The government is proposing to amend the Major Port Trust Act 1963, which has so far protected the status of the ports. The amendment would mean that the major ports become autonomous, corporate bodies, which unions fear would pave the way for future privatisation.
In Mumbai, 3, 000 dock workers joined a protest in front of the Mumbai Port Trust’s administration building, alongside several union leaders, including S K Shetye, president of Mbpt Employees General Workers’ Union; and Kersi Parekh and Sudhakar Apraj, labour trustees of Mumbai Port Trust.
In a message read out to the protestors, S R Kulkarni, president of the Transport & Dock Workers’ Union & All India Port & Dock Workers’ Federation, said: “Port workers have made an immense contribution to the ongoing success of India’s major ports, which now handle 2.75 percent of global maritime trade. These ports have also been the gateways for the inflow of forex and the catalyst for the development of several industries.

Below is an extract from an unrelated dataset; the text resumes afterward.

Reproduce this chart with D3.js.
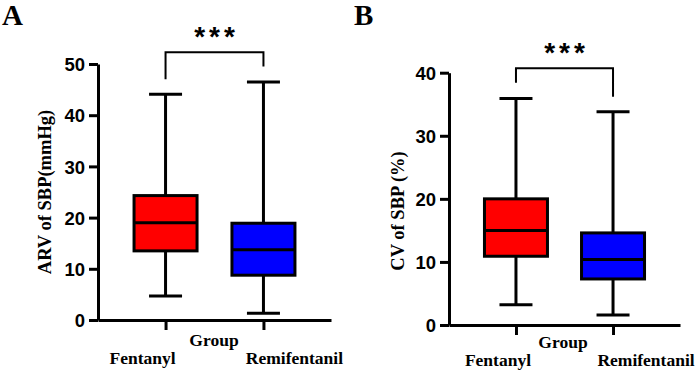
<!DOCTYPE html>
<html>
<head>
<meta charset="utf-8">
<script src="https://cdn.jsdelivr.net/npm/d3@7"></script>
<style>
  html, body { margin: 0; padding: 0; background: #fff; }
  svg { display: block; }
  .tick text { font-family: Arial, "Liberation Sans", sans-serif; font-weight: 700; }
  .serif { font-family: "Times New Roman", "Liberation Serif", serif; font-weight: 700; }
</style>
</head>
<body>
<svg id="chart" width="699" height="372"></svg>
<script>
const groups = ["Fentanyl", "Remifentanil"];
const boxColors = ["#ff0000", "#0000ff"];

// panel A: ARV of SBP (mmHg)
const arvMin = [4.7, 1.3];
const arvQ1 = [13.5, 8.75];
const arvMedian = [19.0, 13.7];
const arvQ3 = [24.3, 18.9];
const arvMax = [44.1, 46.5];
const arvTicks = [0, 10, 20, 30, 40, 50];

// panel B: CV of SBP (%)
const cvMin = [3.2, 1.6];
const cvQ1 = [10.9, 7.3];
const cvMedian = [15.0, 10.4];
const cvQ3 = [20.0, 14.6];
const cvMax = [35.9, 33.8];
const cvTicks = [0, 10, 20, 30, 40];

const svg = d3.select("#chart");

const panels = [
  {
    letter: "A", letterX: 2,
    title: "ARV of SBP(mmHg)", titleX: 51, titleY: 192,
    left: 98, right: 331, top: 64, bottom: 320, max: 50, ticks: arvTicks,
    min: arvMin, q1: arvQ1, median: arvMedian, q3: arvQ3, maxv: arvMax,
    bracket: { top: 52.3, leftEnd: 47.0, rightEnd: 49.5 },
    groupX: 214, groupY: 346, labelY: 364, labelDx: [-23, 31]
  },
  {
    letter: "B", letterX: 354,
    title: "CV of SBP (%)", titleX: 404, titleY: 211,
    left: 449, right: 680, top: 72.7, bottom: 325, max: 40, ticks: cvTicks,
    min: cvMin, q1: cvQ1, median: cvMedian, q3: cvQ3, maxv: cvMax,
    bracket: { top: 40.7, leftEnd: 38.4, rightEnd: 36.2 },
    groupX: 563, groupY: 348, labelY: 366, labelDx: [-18, 33]
  }
];

panels.forEach(drawPanel);

function drawPanel(p) {
  const g = svg.append("g");

  const y = d3.scaleLinear().domain([0, p.max]).range([p.bottom, p.top]);
  const x = d3.scalePoint().domain(groups).range([p.left, p.right]).padding(0.69);

  // y axis
  const yAxis = g.append("g")
    .attr("transform", `translate(${p.left},0)`)
    .call(d3.axisLeft(y).tickValues(p.ticks).tickSize(9).tickSizeOuter(0).tickPadding(4));
  yAxis.select(".domain").attr("stroke", "#000").attr("stroke-width", 3);
  yAxis.selectAll(".tick line").attr("stroke", "#000").attr("stroke-width", 3);
  yAxis.selectAll(".tick text").attr("font-size", 18.5).attr("fill", "#000").attr("dy", "0.36em");

  // x axis
  const xAxis = g.append("g")
    .attr("transform", `translate(0,${p.bottom})`)
    .call(d3.axisBottom(x).tickSize(10).tickSizeOuter(0).tickFormat(""));
  xAxis.select(".domain").attr("stroke", "#000").attr("stroke-width", 3);
  xAxis.selectAll(".tick line").attr("stroke", "#000").attr("stroke-width", 3);

  const boxW = 63;
  const capW = 33;
  const idx = d3.range(groups.length);

  // whiskers
  g.selectAll(".whisker").data(idx).join("line")
    .attr("x1", (i) => x(groups[i])).attr("x2", (i) => x(groups[i]))
    .attr("y1", (i) => y(p.maxv[i])).attr("y2", (i) => y(p.min[i]))
    .attr("stroke", "#000").attr("stroke-width", 3);

  // caps
  ["maxv", "min"].forEach((key) => {
    g.selectAll(".cap-" + key).data(idx).join("line")
      .attr("x1", (i) => x(groups[i]) - capW / 2).attr("x2", (i) => x(groups[i]) + capW / 2)
      .attr("y1", (i) => y(p[key][i])).attr("y2", (i) => y(p[key][i]))
      .attr("stroke", "#000").attr("stroke-width", 3);
  });

  // boxes
  g.selectAll(".box").data(idx).join("rect")
    .attr("x", (i) => x(groups[i]) - boxW / 2)
    .attr("width", boxW)
    .attr("y", (i) => y(p.q3[i]))
    .attr("height", (i) => y(p.q1[i]) - y(p.q3[i]))
    .attr("fill", (i) => boxColors[i])
    .attr("stroke", "#000").attr("stroke-width", 3);

  // medians
  g.selectAll(".median").data(idx).join("line")
    .attr("x1", (i) => x(groups[i]) - boxW / 2).attr("x2", (i) => x(groups[i]) + boxW / 2)
    .attr("y1", (i) => y(p.median[i])).attr("y2", (i) => y(p.median[i]))
    .attr("stroke", "#000").attr("stroke-width", 3);

  // significance bracket
  const x0 = x(groups[0]);
  const x1 = x(groups[1]);
  const b = p.bracket;
  g.append("path")
    .attr("d", `M${x0},${y(b.leftEnd)}V${y(b.top)}H${x1}V${y(b.rightEnd)}`)
    .attr("fill", "none").attr("stroke", "#000").attr("stroke-width", 2);
  g.append("text")
    .attr("x", (x0 + x1) / 2 + 2)
    .attr("y", y(b.top) - 6)
    .attr("text-anchor", "middle")
    .attr("font-family", "Arial, 'Liberation Sans', sans-serif")
    .attr("font-weight", 700)
    .attr("font-size", 28)
    .attr("letter-spacing", 4)
    .text("***");

  // panel letter
  g.append("text").attr("class", "serif")
    .attr("x", p.letterX).attr("y", 25)
    .attr("font-size", 29)
    .text(p.letter);

  // y title
  g.append("text").attr("class", "serif")
    .attr("transform", `translate(${p.titleX},${p.titleY}) rotate(-90)`)
    .attr("text-anchor", "middle")
    .attr("font-size", 18.5)
    .text(p.title);

  // x title and category labels
  g.append("text").attr("class", "serif")
    .attr("x", p.groupX).attr("y", p.groupY)
    .attr("text-anchor", "middle")
    .attr("font-size", 17.5)
    .text("Group");

  g.selectAll(".cat").data(idx).join("text")
    .attr("class", "serif")
    .attr("x", (i) => x(groups[i]) + p.labelDx[i])
    .attr("y", p.labelY)
    .attr("text-anchor", "middle")
    .attr("font-size", 17.5)
    .text((i) => groups[i]);
}
</script>
</body>
</html>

“We need to protect the workforce and the assets of our ports. That’s why we are appealing to the Indian government to shelve its plans to amend the Major Port Trust Act and corporatise the major ports. If it fails to do this, port and dock workers will be forced to intensify their protests.”
The TDWU Mumbai is organising a public meeting on 29 January in Mumbai Port to raise awareness of the issues among port employees, warehousing workers, transport workers and contract workers.